Israel also began allowing Palestinians holding foreign passports to leave Gaza at the request of their embassies. On Wednesday, about 200 people with Russian and Ukrainian passports, most of them women and children, passed through the crossings after an hours-long wait.
Israeli officials said plans were being made to allow scores of Palestinians holding U.S. passports to leave Gaza soon.
Meanwhile, Palestinian President Mahmoud Abbas lashed out at the Islamic militants of Hamas on Wednesday, accusing them of trying to build an “empire of darkness” in Gaza and pledging he would not negotiate with the “murderous terrorists,” The Associated Press reported.
Addressing Palestinians for the first time since Hamas seized control of Gaza last week, Abbas said Hamas had attacked “national symbols” during the fighting in the coastal territory, including ransacking the house of the late PLO leader Yasser Arafat.
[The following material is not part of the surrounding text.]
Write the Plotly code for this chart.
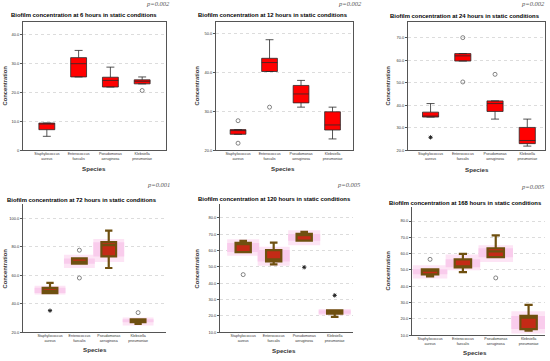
import plotly.graph_objects as go

W, H = 550, 361

species = ["Staphylococcus<br>aureus", "Enterococcus<br>faecalis",
           "Pseudomonas<br>aeruginosa", "Klebsiella<br>pneumoniae"]
hours = ["6", "12", "24", "72", "120", "168"]
p_values = ["p=0.002", "p=0.002", "p=0.002", "p=0.001", "p=0.005", "p=0.005"]

# box statistics per panel (Staph, Entero, Pseudo, Kleb)
q1 = [[7.1, 25.4, 21.9, 23.0],
      [24.1, 40.3, 32.2, 25.2],
      [34.7, 59.6, 37.2, 22.9],
      [47.4, 68.0, 73.1, 27.0],
      [59.0, 53.3, 66.0, 21.3],
      [47.3, 51.6, 57.8, 13.7]]
median = [[9.2, 30.0, 24.2, 23.9],
          [25.1, 42.6, 34.5, 26.5],
          [35.0, 61.9, 40.7, 24.3],
          [49.0, 69.4, 81.0, 28.1],
          [63.8, 54.5, 69.3, 22.3],
          [49.6, 51.8, 61.4, 20.8]]
q3 = [[9.4, 32.1, 25.3, 24.4],
      [25.3, 43.7, 36.7, 29.9],
      [36.9, 62.9, 41.9, 30.1],
      [51.1, 71.7, 83.1, 29.0],
      [64.6, 60.2, 70.1, 23.4],
      [50.4, 56.5, 63.3, 21.8]]
lower = [[4.8, 25.4, 21.9, 23.0],
         [24.1, 40.3, 31.1, 22.9],
         [34.7, 59.6, 33.8, 21.8],
         [47.4, 68.0, 65.0, 25.8],
         [59.0, 51.5, 66.0, 19.3],
         [46.1, 48.6, 57.8, 12.7]]
upper = [[9.4, 34.6, 28.8, 25.4],
         [25.3, 48.5, 38.0, 31.1],
         [40.7, 62.9, 41.9, 33.8],
         [54.6, 71.7, 91.2, 29.0],
         [65.8, 64.8, 71.3, 23.4],
         [50.4, 59.8, 71.2, 28.6]]

# outliers: (category index, value)
circle_x = [[3], [0, 0, 1], [1, 1, 2], [1, 1, 3], [0], [0, 2]]
circle_y = [[20.7], [27.6, 21.8, 31.1], [70.0, 50.3, 53.7], [77.5, 58.0, 33.7], [45.2], [56.5, 45.1]]
star_x = [[], [], [0], [0], [2, 3], []]
star_y = [[], [], [25.7], [35.1], [49.7, 32.5], []]

# pink interval shading (72, 120, 168 h)
ci_lo = [None, None, None,
         [46.4, 65.0, 69.2, 24.6],
         [56.7, 50.7, 63.2, 20.3],
         [44.7, 49.8, 54.9, 11.0]]
ci_hi = [None, None, None,
         [52.5, 74.3, 85.4, 30.2],
         [66.8, 62.2, 72.3, 24.2],
         [52.9, 59.4, 65.1, 24.7]]

y_ranges = [[0, 44.5], [20, 53.1], [20, 77], [20, 110], [10, 88.5], [10, 88.7]]
y_ticks = [[0, 10, 20, 30, 40], [20, 30, 40, 50], [20, 30, 40, 50, 60, 70],
           [20, 40, 60, 80, 100], [10, 20, 30, 40, 50, 60, 70, 80],
           [10, 20, 30, 40, 50, 60, 70, 80]]
x_ranges = [[-0.75, 3.75], [-0.7, 3.65], [-0.7, 3.55], [-0.92, 3.95], [-0.76, 3.6], [-0.55, 3.5]]

# panel frames in pixels: left, right, top, bottom
frames = [(23, 166, 22, 151), (216, 353, 22, 151), (408, 545, 22, 151),
          (23, 166, 205, 334), (220, 353, 205, 334), (412, 545, 208, 337)]
title_pos = [(84, 15), (273, 15), (465, 16), (82, 201), (274, 200), (465, 204)]
p_pos = [(158, 4), (350, 4), (533, 4), (158, 186), (349, 186), (533, 188)]
ytitle_pos = [(5, 86), (197, 86), (388, 86), (5, 270), (197, 270), (388, 272)]
xtitle_pos = [(94, 169), (283, 169), (477, 170), (95, 351), (284, 352), (475, 354)]

SANS = "Liberation Sans, Arial, sans-serif"
SERIF = "Liberation Serif, Times New Roman, serif"

fig = go.Figure()
annotations = []
layout = {}
cats = [0, 1, 2, 3]

for k in range(6):
    xa = "x" if k == 0 else f"x{k+1}"
    ya = "y" if k == 0 else f"y{k+1}"
    bottom_row = k >= 3
    if bottom_row:
        fig.add_trace(go.Bar(x=cats, base=ci_lo[k],
                             y=[h - l for h, l in zip(ci_hi[k], ci_lo[k])],
                             width=1.05, marker=dict(color="#fde4f5", line=dict(width=0)),
                             xaxis=xa, yaxis=ya, showlegend=False, hoverinfo="skip"))
        fig.add_trace(go.Bar(x=cats, base=q1[k],
                             y=[h - l for h, l in zip(q3[k], q1[k])],
                             width=1.05, marker=dict(color="#f9ccec", line=dict(width=0)),
                             xaxis=xa, yaxis=ya, showlegend=False, hoverinfo="skip"))
        fill, lc, lw = "#c42a16", "#6f5010", 2.2
    else:
        fill, lc, lw = "#ff0000", "#2a2a2a", 0.8
    fig.add_trace(go.Box(x=cats, q1=q1[k], median=median[k], q3=q3[k],
                         lowerfence=lower[k], upperfence=upper[k],
                         width=0.5, whiskerwidth=0.5, boxpoints=False,
                         fillcolor=fill, line=dict(color=lc, width=lw),
                         xaxis=xa, yaxis=ya, showlegend=False))
    if circle_x[k]:
        fig.add_trace(go.Scatter(x=circle_x[k], y=circle_y[k], mode="markers",
                                 marker=dict(symbol="circle-open", size=4,
                                             color="#666", line=dict(width=0.8)),
                                 xaxis=xa, yaxis=ya, showlegend=False))
    if star_x[k]:
        fig.add_trace(go.Scatter(x=star_x[k], y=star_y[k], mode="markers",
                                 marker=dict(symbol="asterisk-open", size=3.5,
                                             color="#222", line=dict(width=1)),
                                 xaxis=xa, yaxis=ya, showlegend=False))

    l, r, t, b = frames[k]
    key = "xaxis" if k == 0 else f"xaxis{k+1}"
    keyy = "yaxis" if k == 0 else f"yaxis{k+1}"
    layout[key] = dict(domain=[l / W, r / W], anchor=ya, range=x_ranges[k],
                       tickvals=cats, ticktext=species, showgrid=False,
                       zeroline=False, showline=True, linecolor="#555", linewidth=0.8,
                       mirror=not bottom_row, ticks="", tickangle=0,
                       tickfont=dict(size=3.6, family=SANS, color="#333"))
    ticktext = [("0" if v == 0 else f"{v:.1f}") for v in y_ticks[k]]
    layout[keyy] = dict(domain=[1 - b / H, 1 - t / H], anchor=xa, range=y_ranges[k],
                        tickvals=y_ticks[k], ticktext=ticktext,
                        showgrid=True, gridcolor="#dcdcdc", griddash="dot", gridwidth=0.7,
                        zeroline=False, showline=True, linecolor="#555", linewidth=0.8,
                        mirror=not bottom_row, ticks="outside", ticklen=2, tickcolor="#555",
                        tickfont=dict(size=4, family=SANS, color="#333"))

    tx, ty = title_pos[k]
    annotations.append(dict(x=tx / W, y=1 - ty / H, xref="paper", yref="paper",
                            text=f"<b>Biofilm concentration at {hours[k]} hours in static conditions</b>",
                            showarrow=False, xanchor="center", yanchor="middle",
                            font=dict(size=5.9, family=SANS, color="#000")))
    px_, py_ = p_pos[k]
    annotations.append(dict(x=px_ / W, y=1 - py_ / H, xref="paper", yref="paper",
                            text=f"<i>{p_values[k]}</i>", showarrow=False,
                            xanchor="center", yanchor="middle",
                            font=dict(size=6.5, family=SERIF, color="#555")))
    yx, yy = ytitle_pos[k]
    annotations.append(dict(x=yx / W, y=1 - yy / H, xref="paper", yref="paper",
                            text="<b>Concentration</b>", showarrow=False, textangle=-90,
                            xanchor="center", yanchor="middle",
                            font=dict(size=5.8, family=SANS, color="#333")))
    sx, sy = xtitle_pos[k]
    annotations.append(dict(x=sx / W, y=1 - sy / H, xref="paper", yref="paper",
                            text="<b>Species</b>", showarrow=False,
                            xanchor="center", yanchor="middle",
                            font=dict(size=6.2, family=SANS, color="#333")))

fig.update_layout(width=W, height=H, margin=dict(l=0, r=0, t=0, b=0),
                  paper_bgcolor="white", plot_bgcolor="white",
                  barmode="overlay", boxmode="overlay", showlegend=False,
                  annotations=annotations, **layout)
fig.write_html("out.html", config={"displayModeBar": False},
               post_script="document.body.style.margin='0px';document.body.style.overflow='hidden';")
Israeli Foreign Minister Tzipi Livni talked by telephone Wednesday with Salam Fayyad, the prime minister named by Abbas to head a new Cabinet that excludes Hamas, AP reported. It was the first direct contact between Israel and the new government.
“The establishment [of the new administration] facilitates progress on … the peace process,” a Foreign Ministry statement quoted Livni as saying.